Given information:
....................
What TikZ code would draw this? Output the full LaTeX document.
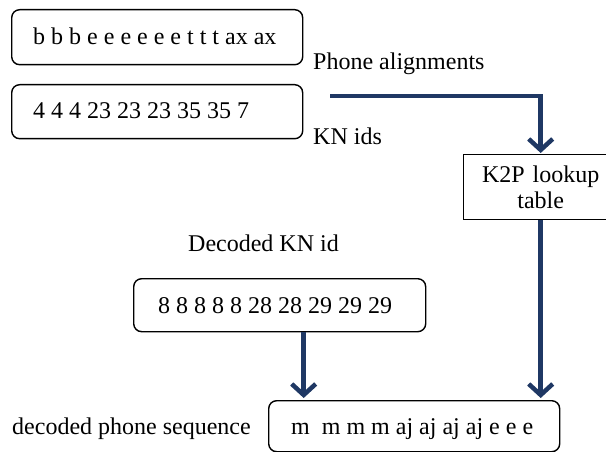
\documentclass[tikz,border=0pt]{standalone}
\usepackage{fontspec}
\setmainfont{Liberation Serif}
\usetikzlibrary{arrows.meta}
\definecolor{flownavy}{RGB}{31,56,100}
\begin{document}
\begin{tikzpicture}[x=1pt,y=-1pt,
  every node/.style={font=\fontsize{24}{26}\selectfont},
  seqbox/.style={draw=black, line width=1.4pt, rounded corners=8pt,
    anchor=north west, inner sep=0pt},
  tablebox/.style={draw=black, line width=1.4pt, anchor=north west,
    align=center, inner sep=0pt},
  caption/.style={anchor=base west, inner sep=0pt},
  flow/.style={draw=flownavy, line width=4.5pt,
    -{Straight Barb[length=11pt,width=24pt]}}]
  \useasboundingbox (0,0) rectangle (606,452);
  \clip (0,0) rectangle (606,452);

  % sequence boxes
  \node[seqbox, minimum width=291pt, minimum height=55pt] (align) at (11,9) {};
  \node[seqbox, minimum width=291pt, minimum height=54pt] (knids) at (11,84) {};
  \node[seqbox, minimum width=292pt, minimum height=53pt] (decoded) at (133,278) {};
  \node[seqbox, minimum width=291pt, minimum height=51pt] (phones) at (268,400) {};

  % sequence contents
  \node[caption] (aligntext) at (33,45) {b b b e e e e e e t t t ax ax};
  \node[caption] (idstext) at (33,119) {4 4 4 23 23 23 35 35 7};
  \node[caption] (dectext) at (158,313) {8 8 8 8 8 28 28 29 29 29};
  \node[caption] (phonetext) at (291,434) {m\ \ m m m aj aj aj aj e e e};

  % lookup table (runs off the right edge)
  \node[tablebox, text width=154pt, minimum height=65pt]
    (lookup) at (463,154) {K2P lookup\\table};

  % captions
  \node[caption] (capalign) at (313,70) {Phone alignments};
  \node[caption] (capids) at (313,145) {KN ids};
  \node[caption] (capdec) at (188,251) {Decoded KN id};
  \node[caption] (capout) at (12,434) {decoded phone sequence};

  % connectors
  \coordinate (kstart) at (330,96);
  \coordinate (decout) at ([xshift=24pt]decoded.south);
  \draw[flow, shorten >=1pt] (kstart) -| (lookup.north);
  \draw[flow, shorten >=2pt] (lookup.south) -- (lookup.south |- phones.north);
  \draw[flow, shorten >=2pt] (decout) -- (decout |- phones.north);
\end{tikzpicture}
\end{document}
....................
Work to complete: Leaving out the pictures, repeat the data above exactly.

Output of the task:
What TikZ code would draw this? Output the full LaTeX document.
\documentclass[tikz,border=0pt]{standalone}
\usepackage{fontspec}
\setmainfont{Liberation Serif}
\usetikzlibrary{arrows.meta}
\definecolor{flownavy}{RGB}{31,56,100}
\begin{document}
\begin{tikzpicture}[x=1pt,y=-1pt,
  every node/.style={font=\fontsize{24}{26}\selectfont},
  seqbox/.style={draw=black, line width=1.4pt, rounded corners=8pt,
    anchor=north west, inner sep=0pt},
  tablebox/.style={draw=black, line width=1.4pt, anchor=north west,
    align=center, inner sep=0pt},
  caption/.style={anchor=base west, inner sep=0pt},
  flow/.style={draw=flownavy, line width=4.5pt,
    -{Straight Barb[length=11pt,width=24pt]}}]
  \useasboundingbox (0,0) rectangle (606,452);
  \clip (0,0) rectangle (606,452);

  % sequence boxes
  \node[seqbox, minimum width=291pt, minimum height=55pt] (align) at (11,9) {};
  \node[seqbox, minimum width=291pt, minimum height=54pt] (knids) at (11,84) {};
  \node[seqbox, minimum width=292pt, minimum height=53pt] (decoded) at (133,278) {};
  \node[seqbox, minimum width=291pt, minimum height=51pt] (phones) at (268,400) {};

  % sequence contents
  \node[caption] (aligntext) at (33,45) {b b b e e e e e e t t t ax ax};
  \node[caption] (idstext) at (33,119) {4 4 4 23 23 23 35 35 7};
  \node[caption] (dectext) at (158,313) {8 8 8 8 8 28 28 29 29 29};
  \node[caption] (phonetext) at (291,434) {m\ \ m m m aj aj aj aj e e e};

  % lookup table (runs off the right edge)
  \node[tablebox, text width=154pt, minimum height=65pt]
    (lookup) at (463,154) {K2P lookup\\table};

  % captions
  \node[caption] (capalign) at (313,70) {Phone alignments};
  \node[caption] (capids) at (313,145) {KN ids};
  \node[caption] (capdec) at (188,251) {Decoded KN id};
  \node[caption] (capout) at (12,434) {decoded phone sequence};

  % connectors
  \coordinate (kstart) at (330,96);
  \coordinate (decout) at ([xshift=24pt]decoded.south);
  \draw[flow, shorten >=1pt] (kstart) -| (lookup.north);
  \draw[flow, shorten >=2pt] (lookup.south) -- (lookup.south |- phones.north);
  \draw[flow, shorten >=2pt] (decout) -- (decout |- phones.north);
\end{tikzpicture}
\end{document}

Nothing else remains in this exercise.